Neither of them ever graced the stage of the Metropolitan Opera, and here they tear through the Gioconda duet and demonstrate the importance of well-developed registers.
La Grunowa agrees:
https://www.youtube.com/watch?v=6zj6TRX1qWE
Ebe Stignani never made it to the Met. Yes, World War II intervened, and she claims in the Rasponi book that the timing was bad and also implies she was never asked as she should have been.

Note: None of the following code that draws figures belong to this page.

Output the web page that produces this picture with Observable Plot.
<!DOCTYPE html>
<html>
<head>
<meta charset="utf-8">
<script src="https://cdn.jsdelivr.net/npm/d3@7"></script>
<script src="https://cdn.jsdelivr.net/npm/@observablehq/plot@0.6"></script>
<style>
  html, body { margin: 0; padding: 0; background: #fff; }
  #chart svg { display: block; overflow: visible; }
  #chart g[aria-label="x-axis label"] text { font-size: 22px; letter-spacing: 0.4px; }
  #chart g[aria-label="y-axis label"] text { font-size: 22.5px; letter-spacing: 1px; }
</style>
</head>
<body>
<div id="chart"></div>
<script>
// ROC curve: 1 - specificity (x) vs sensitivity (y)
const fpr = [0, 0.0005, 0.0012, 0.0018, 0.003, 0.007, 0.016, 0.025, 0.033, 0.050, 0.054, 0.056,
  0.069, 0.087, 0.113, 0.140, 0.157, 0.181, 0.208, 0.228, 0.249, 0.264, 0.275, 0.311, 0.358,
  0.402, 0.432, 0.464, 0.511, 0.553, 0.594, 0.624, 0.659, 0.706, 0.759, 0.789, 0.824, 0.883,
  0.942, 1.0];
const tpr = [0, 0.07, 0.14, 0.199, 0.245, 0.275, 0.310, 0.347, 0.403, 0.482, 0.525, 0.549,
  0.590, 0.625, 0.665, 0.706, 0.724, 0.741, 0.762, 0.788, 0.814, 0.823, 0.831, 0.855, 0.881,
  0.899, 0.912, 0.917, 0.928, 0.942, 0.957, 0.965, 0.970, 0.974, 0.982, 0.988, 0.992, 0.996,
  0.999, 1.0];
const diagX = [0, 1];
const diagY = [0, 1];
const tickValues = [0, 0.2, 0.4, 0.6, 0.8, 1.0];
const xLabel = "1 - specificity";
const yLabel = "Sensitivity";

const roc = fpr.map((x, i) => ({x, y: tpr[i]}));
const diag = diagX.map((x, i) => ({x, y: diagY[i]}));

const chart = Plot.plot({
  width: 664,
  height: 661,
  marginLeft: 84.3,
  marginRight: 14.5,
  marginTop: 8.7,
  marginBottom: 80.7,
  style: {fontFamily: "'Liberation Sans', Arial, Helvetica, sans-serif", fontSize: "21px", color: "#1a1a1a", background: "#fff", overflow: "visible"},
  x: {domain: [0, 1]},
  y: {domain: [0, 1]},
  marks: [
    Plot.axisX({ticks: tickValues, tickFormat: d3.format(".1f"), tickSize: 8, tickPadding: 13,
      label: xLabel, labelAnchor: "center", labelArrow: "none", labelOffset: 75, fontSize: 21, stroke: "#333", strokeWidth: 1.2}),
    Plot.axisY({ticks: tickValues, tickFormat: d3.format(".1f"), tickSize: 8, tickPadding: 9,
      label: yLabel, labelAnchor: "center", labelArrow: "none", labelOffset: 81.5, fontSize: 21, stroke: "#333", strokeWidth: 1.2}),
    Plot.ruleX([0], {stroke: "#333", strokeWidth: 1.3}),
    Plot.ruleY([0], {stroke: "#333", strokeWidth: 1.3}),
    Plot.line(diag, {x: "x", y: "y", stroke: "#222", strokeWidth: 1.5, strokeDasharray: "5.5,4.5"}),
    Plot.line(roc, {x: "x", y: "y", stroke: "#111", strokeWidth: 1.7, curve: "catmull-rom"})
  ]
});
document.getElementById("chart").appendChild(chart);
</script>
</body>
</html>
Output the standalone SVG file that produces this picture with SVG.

She also claimed in the late 1940s she was performing regularly and happily on the concert/recital circuit in America (an acquaintance of mine heard her in Orchestra Hall in Chicago and she blew the roof off of the place and also sang soprano arias, including “Or sai chi l’onore”!). But for goodness’s sake, the Met (and Toscanini in his NBC performance of Aida — instead, we were subjected to the bizarre casting of the mealy-mouthed Eva Gustavson as Amneris) really needed her.
Maybe they were used to more glamorous mezzi like Stevens or Swarthout, but in the dramatic mezzo repertoire, Castagna retired and Elmo’s top was already disintegrating. And maybe they were used to soprani as Santuzza as well (Milanov, Roman et al.). And the young, vibrant Fedora Barbieri was certainly a rival, but her extreme top notes were already flatting.